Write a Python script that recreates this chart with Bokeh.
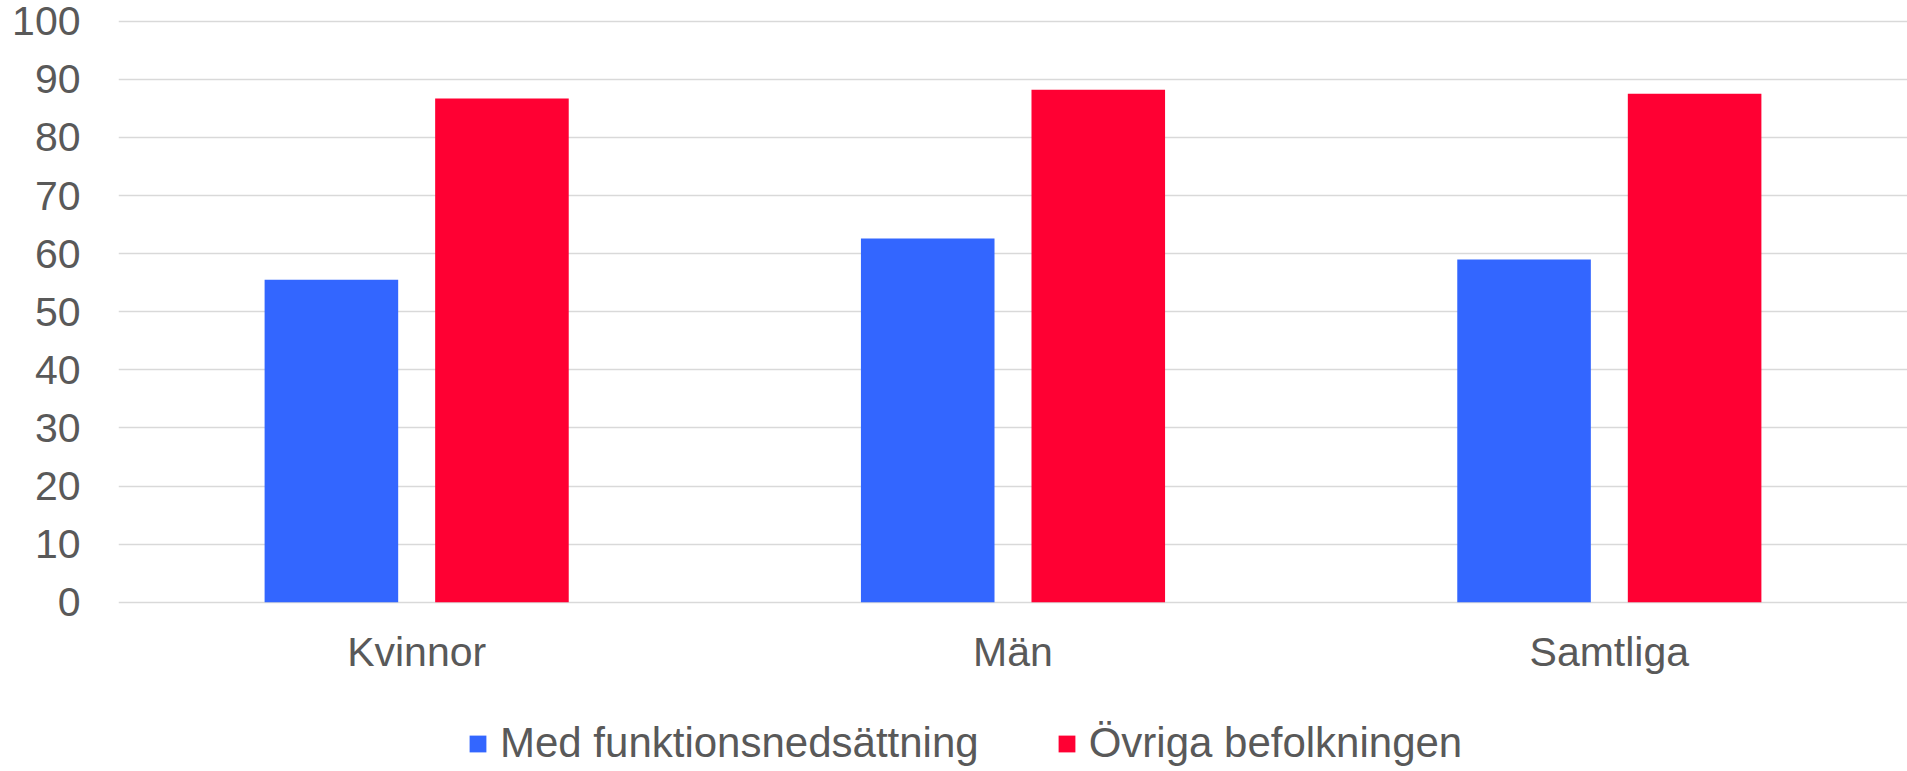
from bokeh.plotting import figure
from bokeh.models import ColumnDataSource, FactorRange, Legend, LegendItem, FixedTicker
from bokeh.transform import dodge
from bokeh.embed import file_html
from bokeh.resources import INLINE

categories = ["Kvinnor", "Män", "Samtliga"]
series_names = ["Med funktionsnedsättning", "Övriga befolkningen"]
med_funktionsnedsattning = [55.5, 62.6, 59.0]
ovriga_befolkningen = [86.7, 88.2, 87.5]
y_ticks = [0, 10, 20, 30, 40, 50, 60, 70, 80, 90, 100]
colors = ["#3366FF", "#FF0033"]

FONT = "Liberation Sans"
TXT = "#595959"

src = ColumnDataSource(dict(cat=categories, med=med_funktionsnedsattning, ovr=ovriga_befolkningen))

# frame spans 19..771 px; 5.81 px per unit
p = figure(x_range=FactorRange(*categories), y_range=(-29.13, 100.3),
           width=1907, height=771, output_backend="svg", toolbar_location=None,
           min_border_left=118, min_border_right=0, min_border_top=19, min_border_bottom=0)

r1 = p.vbar(x=dodge("cat", -0.143, range=p.x_range), top="med", width=0.224, source=src,
            fill_color=colors[0], line_color=None)
r2 = p.vbar(x=dodge("cat", 0.143, range=p.x_range), top="ovr", width=0.224, source=src,
            fill_color=colors[1], line_color=None)

p.outline_line_color = None
p.xgrid.grid_line_color = None
p.ygrid.grid_line_color = "#d9d9d9"
p.ygrid.grid_line_width = 1.5

p.yaxis.ticker = FixedTicker(ticks=y_ticks)
for ax in (p.xaxis, p.yaxis):
    ax.axis_line_color = None
    ax.major_tick_line_color = None
    ax.minor_tick_line_color = None
    ax.major_tick_out = 0
    ax.major_tick_in = 0
    ax.major_label_text_font = FONT
    ax.major_label_text_font_size = "41px"
    ax.major_label_text_color = TXT
p.yaxis.major_label_standoff = 38
p.xaxis.major_label_standoff = 27
p.xaxis.fixed_location = 0

legend = Legend(items=[LegendItem(label=series_names[0], renderers=[r1]),
                       LegendItem(label=series_names[1], renderers=[r2])],
                orientation="horizontal", location=(349, 4),
                label_text_font=FONT, label_text_font_size="42px", label_text_color=TXT,
                glyph_width=21, glyph_height=21, label_standoff=12, spacing=77,
                padding=0, margin=0, border_line_color=None, background_fill_alpha=0)
p.add_layout(legend)

open("out.html", "w").write(file_html(p, INLINE))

-----

Work required ▸ Exactly reproduce the run of lines from the start of the listing through the line with "from bokeh.resources import INLINE", inclusive; pictures are not copied.

Output for this task ▸
Write a Python script that recreates this chart with Bokeh.
from bokeh.plotting import figure
from bokeh.models import ColumnDataSource, FactorRange, Legend, LegendItem, FixedTicker
from bokeh.transform import dodge
from bokeh.embed import file_html
from bokeh.resources import INLINE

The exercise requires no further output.